If you’re traveling for the holidays, then you’ll want to take note of one of my favorite smartphone GPS apps available today.
Waze is a social or community-based traffic and navigation app. The best part? It’s free for Apple and Android smartphones!
So what exactly does a community-based navigation app do? It does everything Google Maps or Apple Maps does, and so much more. You get turn-by-turn navigation, real-time traffic updates, live road events, and even gas prices. All of this is updated to the minute.
How It Works
When you open Waze, your smartphone is automatically sharing information with the other Waze users on the road. For example, your cruising speed helps show where traffic is, and reroutes you and others around potential traffic jams along a particular route.
Surprisingly, I found that the traffic information provided by Waze was far superior to that of Google Maps or Apple Maps.
In addition to traffic updates, information about live road events such as police activity, accidents, speed traps, stalled vehicles, and other road hazards is also provided.
Today I was traveling from Long Island to Brooklyn. This 35-minute drive usually takes me about 50 minutes or even one hour with all the traffic I inevitably hit.
But not with Waze.
I was skeptical at first, but after five minutes of being on the road, I saw how powerful the app can be. First, as I entered the highway, I was immediately alerted that I was being rerouted because of traffic. It took me to an alternate highway with no traffic at all. I would not have considered that route without Waze intervening. I’ll admit I was already ecstatic.
The second thing I noticed was an alert, both visually and verbally. “Caution! Stopped vehicle on right shoulder one quarter mile ahead.” It couldn’t be correct could it? It was! Precisely where Waze told me the car would be, there was a vehicle stopped on the side of the road. This type of notification alerted me four times along my route: three times for stalled or stopped vehicles, and once for police activity. All were accurate.

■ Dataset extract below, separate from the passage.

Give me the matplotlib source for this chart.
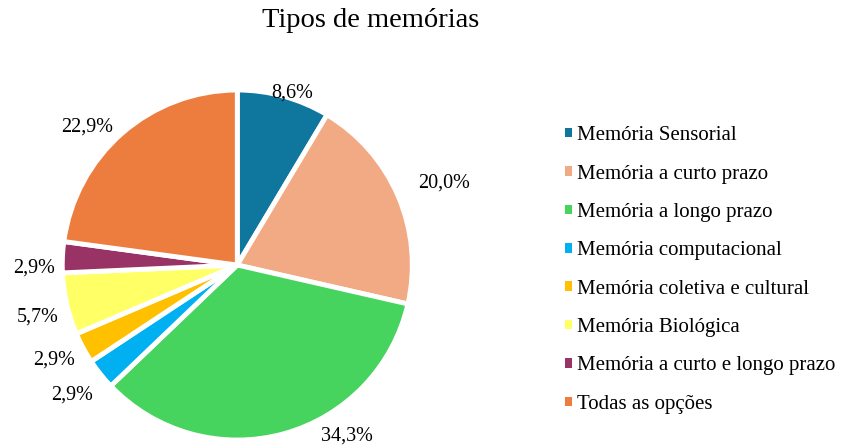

For a skeptic, I was very impressed and slowly becoming a “Wazer.” Once I arrived at my destination in 40 minutes flat, I was converted. (Sorry Honda Pilot, your built-in GPS no longer reigns supreme in my book.)
At first, I wasn’t a fan of the bubbly and child-like interface, but after seeing how easy it is to use, and how effective the controls are, I got over the cute graphics.
When you first open the app, you are brought directly to the map. There’s no confusing main menu with countless buttons; you have two button options in the bottom corners. The left side is where you input your destination, view road reports and incidents, and even see where your friends are (if you have previously connected with them through Waze).
The button on the right side is where you contribute to the Waze community. If you see an incident that you were not alerted to, you can click that button and report things like traffic jams, police activity, accidents, speed cameras and red light cameras, cheap gas stations and countless other road hazards. I did not contribute at all during my first route, yet the app was still extremely effective.
The effectiveness is likely due to Waze’s active prompts as you are driving. When you pass a live road event such as an accident, a small prompt will show itself for a few seconds. You can confirm that the accident is still there, or tell Waze that it has been cleared. This makes the real-time information truly real-time.
You might be wondering, how can this app be safe? Simple: every essential feature that you can control with the touch of a finger can also be controlled by your voice.
Is It Worth Downloading?
If you haven’t figured it out yet already, I highly recommend Waze. It truly seems to effectively harness the power of social interaction, and values the ability of its community to create an unparalleled mobile navigation experience.